— Exercise requirements —
Give every line back verbatim, dropping all images.
** BEGIN Records shown **
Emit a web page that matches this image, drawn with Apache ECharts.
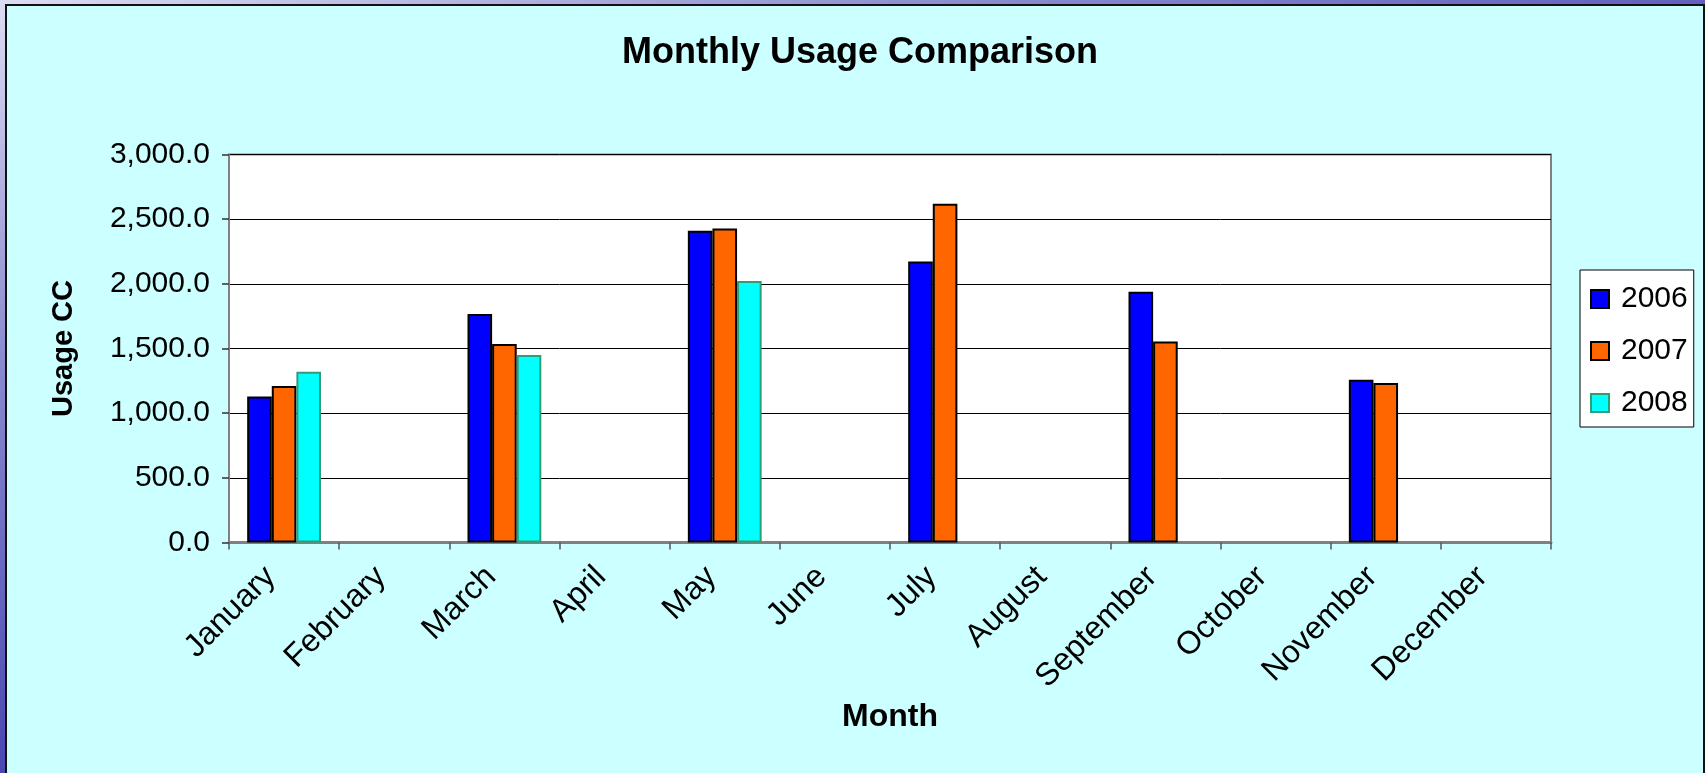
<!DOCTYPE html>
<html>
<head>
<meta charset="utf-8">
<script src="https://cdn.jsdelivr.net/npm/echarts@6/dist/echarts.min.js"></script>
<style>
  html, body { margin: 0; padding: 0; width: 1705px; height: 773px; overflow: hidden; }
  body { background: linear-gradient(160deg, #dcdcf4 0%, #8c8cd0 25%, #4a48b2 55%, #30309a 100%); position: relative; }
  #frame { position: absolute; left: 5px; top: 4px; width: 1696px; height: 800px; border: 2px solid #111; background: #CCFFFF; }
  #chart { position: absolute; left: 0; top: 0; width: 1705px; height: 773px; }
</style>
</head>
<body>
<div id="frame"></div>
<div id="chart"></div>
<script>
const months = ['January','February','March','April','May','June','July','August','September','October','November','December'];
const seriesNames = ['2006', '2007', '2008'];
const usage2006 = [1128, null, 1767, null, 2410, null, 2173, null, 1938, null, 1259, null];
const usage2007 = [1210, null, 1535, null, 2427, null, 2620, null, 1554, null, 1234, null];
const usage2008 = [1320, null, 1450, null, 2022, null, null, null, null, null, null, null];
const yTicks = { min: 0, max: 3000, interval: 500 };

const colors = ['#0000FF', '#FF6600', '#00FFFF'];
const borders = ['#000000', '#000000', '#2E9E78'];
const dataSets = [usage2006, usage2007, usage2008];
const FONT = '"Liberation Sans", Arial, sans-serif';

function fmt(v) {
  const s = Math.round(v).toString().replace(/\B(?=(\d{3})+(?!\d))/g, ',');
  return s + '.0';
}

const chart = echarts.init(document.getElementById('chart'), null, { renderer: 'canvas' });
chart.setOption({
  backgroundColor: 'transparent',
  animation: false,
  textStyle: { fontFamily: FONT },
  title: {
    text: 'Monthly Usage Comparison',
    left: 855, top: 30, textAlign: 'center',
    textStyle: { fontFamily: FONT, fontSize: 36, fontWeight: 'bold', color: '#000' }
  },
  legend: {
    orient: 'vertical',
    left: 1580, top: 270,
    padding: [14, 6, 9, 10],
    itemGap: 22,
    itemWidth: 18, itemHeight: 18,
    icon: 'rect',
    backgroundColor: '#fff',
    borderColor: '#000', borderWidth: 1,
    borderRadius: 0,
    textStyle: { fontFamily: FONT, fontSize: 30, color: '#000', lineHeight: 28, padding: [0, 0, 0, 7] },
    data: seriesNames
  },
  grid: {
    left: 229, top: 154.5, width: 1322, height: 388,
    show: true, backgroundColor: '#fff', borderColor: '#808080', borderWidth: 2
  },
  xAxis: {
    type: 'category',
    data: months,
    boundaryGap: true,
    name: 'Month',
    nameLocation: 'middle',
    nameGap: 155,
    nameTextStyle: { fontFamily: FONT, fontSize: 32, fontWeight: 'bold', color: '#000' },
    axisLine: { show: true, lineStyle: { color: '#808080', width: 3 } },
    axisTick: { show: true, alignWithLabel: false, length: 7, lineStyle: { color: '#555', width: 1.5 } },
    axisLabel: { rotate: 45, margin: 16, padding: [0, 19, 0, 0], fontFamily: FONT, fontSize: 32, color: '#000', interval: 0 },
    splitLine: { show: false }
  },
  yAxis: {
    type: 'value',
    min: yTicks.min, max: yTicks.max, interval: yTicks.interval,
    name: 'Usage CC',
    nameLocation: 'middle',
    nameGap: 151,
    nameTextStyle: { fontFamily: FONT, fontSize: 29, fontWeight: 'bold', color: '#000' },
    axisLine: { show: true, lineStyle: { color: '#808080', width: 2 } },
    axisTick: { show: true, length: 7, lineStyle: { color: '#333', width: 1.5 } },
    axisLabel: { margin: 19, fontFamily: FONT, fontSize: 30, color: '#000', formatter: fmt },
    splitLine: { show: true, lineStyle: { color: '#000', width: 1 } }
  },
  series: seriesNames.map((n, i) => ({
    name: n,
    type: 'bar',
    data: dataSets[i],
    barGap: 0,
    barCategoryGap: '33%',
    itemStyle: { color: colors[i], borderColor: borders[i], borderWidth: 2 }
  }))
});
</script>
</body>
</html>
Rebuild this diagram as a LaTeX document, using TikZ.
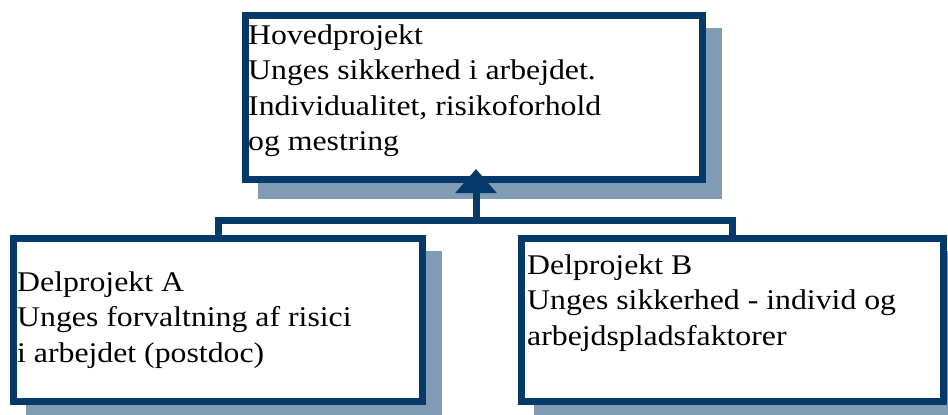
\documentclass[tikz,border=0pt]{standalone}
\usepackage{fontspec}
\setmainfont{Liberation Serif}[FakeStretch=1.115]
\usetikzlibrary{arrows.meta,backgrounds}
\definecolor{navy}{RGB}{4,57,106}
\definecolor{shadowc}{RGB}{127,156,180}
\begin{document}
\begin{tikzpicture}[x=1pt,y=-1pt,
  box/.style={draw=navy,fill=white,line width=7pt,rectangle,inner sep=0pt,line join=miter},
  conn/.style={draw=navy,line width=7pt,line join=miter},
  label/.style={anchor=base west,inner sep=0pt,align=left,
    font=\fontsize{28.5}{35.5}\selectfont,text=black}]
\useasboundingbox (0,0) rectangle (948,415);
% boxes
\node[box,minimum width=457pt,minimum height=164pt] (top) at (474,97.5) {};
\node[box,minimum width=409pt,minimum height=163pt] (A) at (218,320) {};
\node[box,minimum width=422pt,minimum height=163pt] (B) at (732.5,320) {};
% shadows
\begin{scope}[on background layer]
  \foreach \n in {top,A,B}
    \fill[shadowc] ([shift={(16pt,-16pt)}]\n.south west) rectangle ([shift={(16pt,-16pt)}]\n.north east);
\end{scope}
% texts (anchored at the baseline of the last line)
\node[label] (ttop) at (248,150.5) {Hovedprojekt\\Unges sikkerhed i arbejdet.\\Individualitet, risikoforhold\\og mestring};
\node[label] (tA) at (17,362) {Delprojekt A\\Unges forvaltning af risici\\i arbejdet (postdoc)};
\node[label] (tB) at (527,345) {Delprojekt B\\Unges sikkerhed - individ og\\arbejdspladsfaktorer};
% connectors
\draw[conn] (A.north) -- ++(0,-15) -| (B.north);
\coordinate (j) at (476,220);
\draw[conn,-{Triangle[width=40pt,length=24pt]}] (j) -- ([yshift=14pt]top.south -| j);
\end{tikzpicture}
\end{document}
** END Records shown **
— Exercise response —
Emit a web page that matches this image, drawn with Apache ECharts.
<!DOCTYPE html>
<html>
<head>
<meta charset="utf-8">
<script src="https://cdn.jsdelivr.net/npm/echarts@6/dist/echarts.min.js"></script>
<style>
  html, body { margin: 0; padding: 0; width: 1705px; height: 773px; overflow: hidden; }
  body { background: linear-gradient(160deg, #dcdcf4 0%, #8c8cd0 25%, #4a48b2 55%, #30309a 100%); position: relative; }
  #frame { position: absolute; left: 5px; top: 4px; width: 1696px; height: 800px; border: 2px solid #111; background: #CCFFFF; }
  #chart { position: absolute; left: 0; top: 0; width: 1705px; height: 773px; }
</style>
</head>
<body>
<div id="frame"></div>
<div id="chart"></div>
<script>
const months = ['January','February','March','April','May','June','July','August','September','October','November','December'];
const seriesNames = ['2006', '2007', '2008'];
const usage2006 = [1128, null, 1767, null, 2410, null, 2173, null, 1938, null, 1259, null];
const usage2007 = [1210, null, 1535, null, 2427, null, 2620, null, 1554, null, 1234, null];
const usage2008 = [1320, null, 1450, null, 2022, null, null, null, null, null, null, null];
const yTicks = { min: 0, max: 3000, interval: 500 };

const colors = ['#0000FF', '#FF6600', '#00FFFF'];
const borders = ['#000000', '#000000', '#2E9E78'];
const dataSets = [usage2006, usage2007, usage2008];
const FONT = '"Liberation Sans", Arial, sans-serif';

function fmt(v) {
  const s = Math.round(v).toString().replace(/\B(?=(\d{3})+(?!\d))/g, ',');
  return s + '.0';
}

const chart = echarts.init(document.getElementById('chart'), null, { renderer: 'canvas' });
chart.setOption({
  backgroundColor: 'transparent',
  animation: false,
  textStyle: { fontFamily: FONT },
  title: {
    text: 'Monthly Usage Comparison',
    left: 855, top: 30, textAlign: 'center',
    textStyle: { fontFamily: FONT, fontSize: 36, fontWeight: 'bold', color: '#000' }
  },
  legend: {
    orient: 'vertical',
    left: 1580, top: 270,
    padding: [14, 6, 9, 10],
    itemGap: 22,
    itemWidth: 18, itemHeight: 18,
    icon: 'rect',
    backgroundColor: '#fff',
    borderColor: '#000', borderWidth: 1,
    borderRadius: 0,
    textStyle: { fontFamily: FONT, fontSize: 30, color: '#000', lineHeight: 28, padding: [0, 0, 0, 7] },
    data: seriesNames
  },
  grid: {
    left: 229, top: 154.5, width: 1322, height: 388,
    show: true, backgroundColor: '#fff', borderColor: '#808080', borderWidth: 2
  },
  xAxis: {
    type: 'category',
    data: months,
    boundaryGap: true,
    name: 'Month',
    nameLocation: 'middle',
    nameGap: 155,
    nameTextStyle: { fontFamily: FONT, fontSize: 32, fontWeight: 'bold', color: '#000' },
    axisLine: { show: true, lineStyle: { color: '#808080', width: 3 } },
    axisTick: { show: true, alignWithLabel: false, length: 7, lineStyle: { color: '#555', width: 1.5 } },
    axisLabel: { rotate: 45, margin: 16, padding: [0, 19, 0, 0], fontFamily: FONT, fontSize: 32, color: '#000', interval: 0 },
    splitLine: { show: false }
  },
  yAxis: {
    type: 'value',
    min: yTicks.min, max: yTicks.max, interval: yTicks.interval,
    name: 'Usage CC',
    nameLocation: 'middle',
    nameGap: 151,
    nameTextStyle: { fontFamily: FONT, fontSize: 29, fontWeight: 'bold', color: '#000' },
    axisLine: { show: true, lineStyle: { color: '#808080', width: 2 } },
    axisTick: { show: true, length: 7, lineStyle: { color: '#333', width: 1.5 } },
    axisLabel: { margin: 19, fontFamily: FONT, fontSize: 30, color: '#000', formatter: fmt },
    splitLine: { show: true, lineStyle: { color: '#000', width: 1 } }
  },
  series: seriesNames.map((n, i) => ({
    name: n,
    type: 'bar',
    data: dataSets[i],
    barGap: 0,
    barCategoryGap: '33%',
    itemStyle: { color: colors[i], borderColor: borders[i], borderWidth: 2 }
  }))
});
</script>
</body>
</html>
Rebuild this diagram as a LaTeX document, using TikZ.
\documentclass[tikz,border=0pt]{standalone}
\usepackage{fontspec}
\setmainfont{Liberation Serif}[FakeStretch=1.115]
\usetikzlibrary{arrows.meta,backgrounds}
\definecolor{navy}{RGB}{4,57,106}
\definecolor{shadowc}{RGB}{127,156,180}
\begin{document}
\begin{tikzpicture}[x=1pt,y=-1pt,
  box/.style={draw=navy,fill=white,line width=7pt,rectangle,inner sep=0pt,line join=miter},
  conn/.style={draw=navy,line width=7pt,line join=miter},
  label/.style={anchor=base west,inner sep=0pt,align=left,
    font=\fontsize{28.5}{35.5}\selectfont,text=black}]
\useasboundingbox (0,0) rectangle (948,415);
% boxes
\node[box,minimum width=457pt,minimum height=164pt] (top) at (474,97.5) {};
\node[box,minimum width=409pt,minimum height=163pt] (A) at (218,320) {};
\node[box,minimum width=422pt,minimum height=163pt] (B) at (732.5,320) {};
% shadows
\begin{scope}[on background layer]
  \foreach \n in {top,A,B}
    \fill[shadowc] ([shift={(16pt,-16pt)}]\n.south west) rectangle ([shift={(16pt,-16pt)}]\n.north east);
\end{scope}
% texts (anchored at the baseline of the last line)
\node[label] (ttop) at (248,150.5) {Hovedprojekt\\Unges sikkerhed i arbejdet.\\Individualitet, risikoforhold\\og mestring};
\node[label] (tA) at (17,362) {Delprojekt A\\Unges forvaltning af risici\\i arbejdet (postdoc)};
\node[label] (tB) at (527,345) {Delprojekt B\\Unges sikkerhed - individ og\\arbejdspladsfaktorer};
% connectors
\draw[conn] (A.north) -- ++(0,-15) -| (B.north);
\coordinate (j) at (476,220);
\draw[conn,-{Triangle[width=40pt,length=24pt]}] (j) -- ([yshift=14pt]top.south -| j);
\end{tikzpicture}
\end{document}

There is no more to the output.